▶ _Task directions_
Return verbatim the inclusive range of lines running from the line that contains "Give me the Plotly.js source for this chart." to the line that contains "const lw = 3.1;". Omit every other line.

-- start Data to process --

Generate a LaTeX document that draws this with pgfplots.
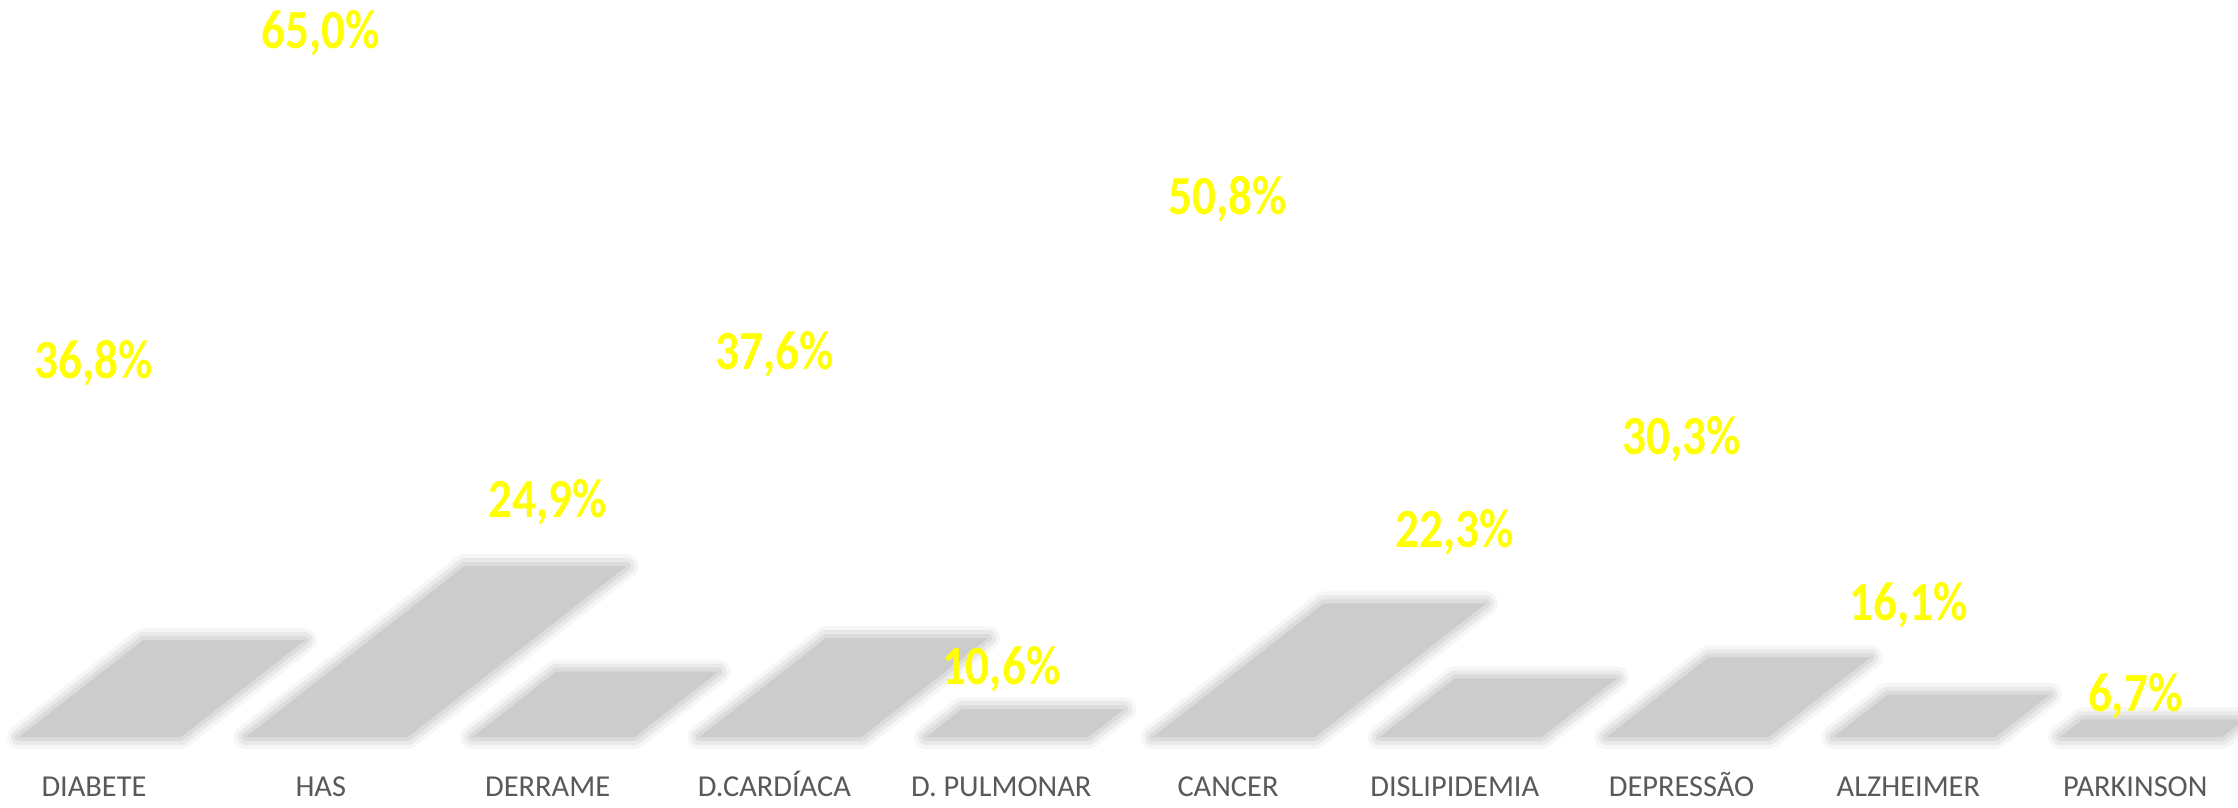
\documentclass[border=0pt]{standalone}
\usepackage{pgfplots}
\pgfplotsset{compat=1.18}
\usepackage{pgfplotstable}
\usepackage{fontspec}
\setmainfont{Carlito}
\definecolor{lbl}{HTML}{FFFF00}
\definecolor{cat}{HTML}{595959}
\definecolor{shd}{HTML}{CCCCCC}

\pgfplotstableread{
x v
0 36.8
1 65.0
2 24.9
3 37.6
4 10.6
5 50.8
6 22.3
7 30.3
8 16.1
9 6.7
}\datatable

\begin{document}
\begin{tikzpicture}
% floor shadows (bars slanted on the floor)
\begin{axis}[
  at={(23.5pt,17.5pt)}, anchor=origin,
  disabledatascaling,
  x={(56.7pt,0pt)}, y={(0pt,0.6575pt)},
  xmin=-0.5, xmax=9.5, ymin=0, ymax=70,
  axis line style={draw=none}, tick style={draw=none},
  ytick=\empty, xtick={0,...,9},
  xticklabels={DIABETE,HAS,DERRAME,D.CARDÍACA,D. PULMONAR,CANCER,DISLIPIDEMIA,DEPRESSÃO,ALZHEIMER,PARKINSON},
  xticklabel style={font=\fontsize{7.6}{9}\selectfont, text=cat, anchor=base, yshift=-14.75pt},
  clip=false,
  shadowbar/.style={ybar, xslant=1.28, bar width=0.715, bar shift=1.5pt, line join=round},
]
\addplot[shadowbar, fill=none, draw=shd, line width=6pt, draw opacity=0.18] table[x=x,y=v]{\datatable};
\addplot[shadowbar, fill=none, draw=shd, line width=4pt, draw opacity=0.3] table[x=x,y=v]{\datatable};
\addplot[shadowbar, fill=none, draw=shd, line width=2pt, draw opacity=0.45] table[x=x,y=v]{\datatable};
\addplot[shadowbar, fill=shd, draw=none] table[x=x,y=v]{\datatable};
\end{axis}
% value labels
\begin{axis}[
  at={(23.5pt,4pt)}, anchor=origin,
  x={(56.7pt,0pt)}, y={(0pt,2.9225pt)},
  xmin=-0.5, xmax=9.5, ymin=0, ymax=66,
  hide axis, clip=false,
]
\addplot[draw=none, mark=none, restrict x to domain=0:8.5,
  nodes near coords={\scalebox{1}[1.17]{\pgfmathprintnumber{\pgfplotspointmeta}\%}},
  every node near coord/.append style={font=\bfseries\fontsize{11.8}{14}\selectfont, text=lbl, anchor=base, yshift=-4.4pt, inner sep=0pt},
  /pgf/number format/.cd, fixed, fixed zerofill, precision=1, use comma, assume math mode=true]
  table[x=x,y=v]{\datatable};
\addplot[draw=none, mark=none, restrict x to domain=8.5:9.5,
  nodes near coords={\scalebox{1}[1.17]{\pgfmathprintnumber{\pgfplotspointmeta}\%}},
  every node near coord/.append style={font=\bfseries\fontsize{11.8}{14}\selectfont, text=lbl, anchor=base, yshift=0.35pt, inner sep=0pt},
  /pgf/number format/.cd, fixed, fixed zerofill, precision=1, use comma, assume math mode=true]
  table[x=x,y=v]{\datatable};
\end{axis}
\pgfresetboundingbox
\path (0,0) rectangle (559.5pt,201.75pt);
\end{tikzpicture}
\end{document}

-- end Data to process --
-- start Data to process --

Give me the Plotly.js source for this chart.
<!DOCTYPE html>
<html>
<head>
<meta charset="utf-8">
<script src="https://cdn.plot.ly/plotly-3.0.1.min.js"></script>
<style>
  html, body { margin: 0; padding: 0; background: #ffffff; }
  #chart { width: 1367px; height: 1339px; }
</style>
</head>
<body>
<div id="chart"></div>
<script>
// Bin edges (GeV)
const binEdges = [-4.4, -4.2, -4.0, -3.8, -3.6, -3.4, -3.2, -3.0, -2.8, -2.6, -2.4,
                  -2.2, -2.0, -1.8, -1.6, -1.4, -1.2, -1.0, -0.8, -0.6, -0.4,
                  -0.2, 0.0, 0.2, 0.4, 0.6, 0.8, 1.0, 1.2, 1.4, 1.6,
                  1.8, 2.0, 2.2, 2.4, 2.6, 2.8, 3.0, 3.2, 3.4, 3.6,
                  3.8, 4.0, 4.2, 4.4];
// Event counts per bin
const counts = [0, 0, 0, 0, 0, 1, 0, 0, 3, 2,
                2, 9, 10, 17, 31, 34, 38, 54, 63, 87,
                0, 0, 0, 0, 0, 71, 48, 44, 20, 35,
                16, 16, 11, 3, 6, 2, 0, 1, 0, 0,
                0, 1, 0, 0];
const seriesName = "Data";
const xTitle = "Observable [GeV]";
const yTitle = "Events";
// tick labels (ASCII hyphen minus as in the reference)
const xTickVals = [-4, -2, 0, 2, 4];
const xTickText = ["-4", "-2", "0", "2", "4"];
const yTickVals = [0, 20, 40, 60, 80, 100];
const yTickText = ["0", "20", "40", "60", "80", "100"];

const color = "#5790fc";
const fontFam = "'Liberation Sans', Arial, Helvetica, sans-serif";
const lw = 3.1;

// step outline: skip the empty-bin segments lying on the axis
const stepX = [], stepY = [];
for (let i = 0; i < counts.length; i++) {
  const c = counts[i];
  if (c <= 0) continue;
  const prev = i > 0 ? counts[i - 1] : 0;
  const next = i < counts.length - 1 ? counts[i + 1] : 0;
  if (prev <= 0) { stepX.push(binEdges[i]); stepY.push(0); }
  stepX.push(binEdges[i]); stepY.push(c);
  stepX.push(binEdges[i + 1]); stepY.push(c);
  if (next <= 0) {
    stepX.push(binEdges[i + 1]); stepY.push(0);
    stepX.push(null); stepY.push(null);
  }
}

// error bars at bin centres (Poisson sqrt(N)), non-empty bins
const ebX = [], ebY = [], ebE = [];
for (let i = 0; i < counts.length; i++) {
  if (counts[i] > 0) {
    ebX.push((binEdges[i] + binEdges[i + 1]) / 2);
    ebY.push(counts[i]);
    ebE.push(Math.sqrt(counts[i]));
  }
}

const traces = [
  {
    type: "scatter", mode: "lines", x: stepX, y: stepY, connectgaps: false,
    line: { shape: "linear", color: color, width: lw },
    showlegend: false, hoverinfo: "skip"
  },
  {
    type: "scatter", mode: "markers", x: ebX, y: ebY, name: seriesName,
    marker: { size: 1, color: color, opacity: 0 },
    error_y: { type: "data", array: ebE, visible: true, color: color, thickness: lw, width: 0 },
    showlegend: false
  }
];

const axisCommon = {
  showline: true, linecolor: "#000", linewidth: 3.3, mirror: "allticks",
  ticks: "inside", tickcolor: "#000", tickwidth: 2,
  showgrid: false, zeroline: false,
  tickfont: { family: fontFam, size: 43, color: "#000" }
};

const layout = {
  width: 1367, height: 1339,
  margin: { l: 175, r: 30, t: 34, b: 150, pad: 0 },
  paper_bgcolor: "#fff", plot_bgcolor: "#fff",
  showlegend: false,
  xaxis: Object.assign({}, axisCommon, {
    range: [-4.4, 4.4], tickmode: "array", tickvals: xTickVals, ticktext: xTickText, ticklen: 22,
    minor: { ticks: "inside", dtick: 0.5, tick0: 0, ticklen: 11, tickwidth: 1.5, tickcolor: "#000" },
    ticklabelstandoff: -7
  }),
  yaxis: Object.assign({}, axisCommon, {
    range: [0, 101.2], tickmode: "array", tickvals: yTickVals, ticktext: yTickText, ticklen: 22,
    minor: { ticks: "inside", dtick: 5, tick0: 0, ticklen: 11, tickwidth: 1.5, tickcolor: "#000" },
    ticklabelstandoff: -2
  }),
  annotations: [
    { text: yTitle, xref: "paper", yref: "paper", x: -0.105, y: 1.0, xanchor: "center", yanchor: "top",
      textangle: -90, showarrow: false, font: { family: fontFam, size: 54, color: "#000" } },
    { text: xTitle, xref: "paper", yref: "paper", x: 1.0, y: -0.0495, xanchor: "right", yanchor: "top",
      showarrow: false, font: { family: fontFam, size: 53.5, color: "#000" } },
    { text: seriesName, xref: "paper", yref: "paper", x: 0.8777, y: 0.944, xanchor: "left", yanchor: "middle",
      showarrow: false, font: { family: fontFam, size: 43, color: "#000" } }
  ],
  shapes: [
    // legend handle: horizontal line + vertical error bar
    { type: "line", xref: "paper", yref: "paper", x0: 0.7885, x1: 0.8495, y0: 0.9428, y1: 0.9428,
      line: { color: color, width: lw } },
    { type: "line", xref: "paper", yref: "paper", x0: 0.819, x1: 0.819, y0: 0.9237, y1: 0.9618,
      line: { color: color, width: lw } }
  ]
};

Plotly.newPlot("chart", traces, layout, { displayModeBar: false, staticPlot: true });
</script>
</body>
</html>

-- end Data to process --

▶ _Reply_
Give me the Plotly.js source for this chart.
<!DOCTYPE html>
<html>
<head>
<meta charset="utf-8">
<script src="https://cdn.plot.ly/plotly-3.0.1.min.js"></script>
<style>
  html, body { margin: 0; padding: 0; background: #ffffff; }
  #chart { width: 1367px; height: 1339px; }
</style>
</head>
<body>
<div id="chart"></div>
<script>
// Bin edges (GeV)
const binEdges = [-4.4, -4.2, -4.0, -3.8, -3.6, -3.4, -3.2, -3.0, -2.8, -2.6, -2.4,
                  -2.2, -2.0, -1.8, -1.6, -1.4, -1.2, -1.0, -0.8, -0.6, -0.4,
                  -0.2, 0.0, 0.2, 0.4, 0.6, 0.8, 1.0, 1.2, 1.4, 1.6,
                  1.8, 2.0, 2.2, 2.4, 2.6, 2.8, 3.0, 3.2, 3.4, 3.6,
                  3.8, 4.0, 4.2, 4.4];
// Event counts per bin
const counts = [0, 0, 0, 0, 0, 1, 0, 0, 3, 2,
                2, 9, 10, 17, 31, 34, 38, 54, 63, 87,
                0, 0, 0, 0, 0, 71, 48, 44, 20, 35,
                16, 16, 11, 3, 6, 2, 0, 1, 0, 0,
                0, 1, 0, 0];
const seriesName = "Data";
const xTitle = "Observable [GeV]";
const yTitle = "Events";
// tick labels (ASCII hyphen minus as in the reference)
const xTickVals = [-4, -2, 0, 2, 4];
const xTickText = ["-4", "-2", "0", "2", "4"];
const yTickVals = [0, 20, 40, 60, 80, 100];
const yTickText = ["0", "20", "40", "60", "80", "100"];

const color = "#5790fc";
const fontFam = "'Liberation Sans', Arial, Helvetica, sans-serif";
const lw = 3.1;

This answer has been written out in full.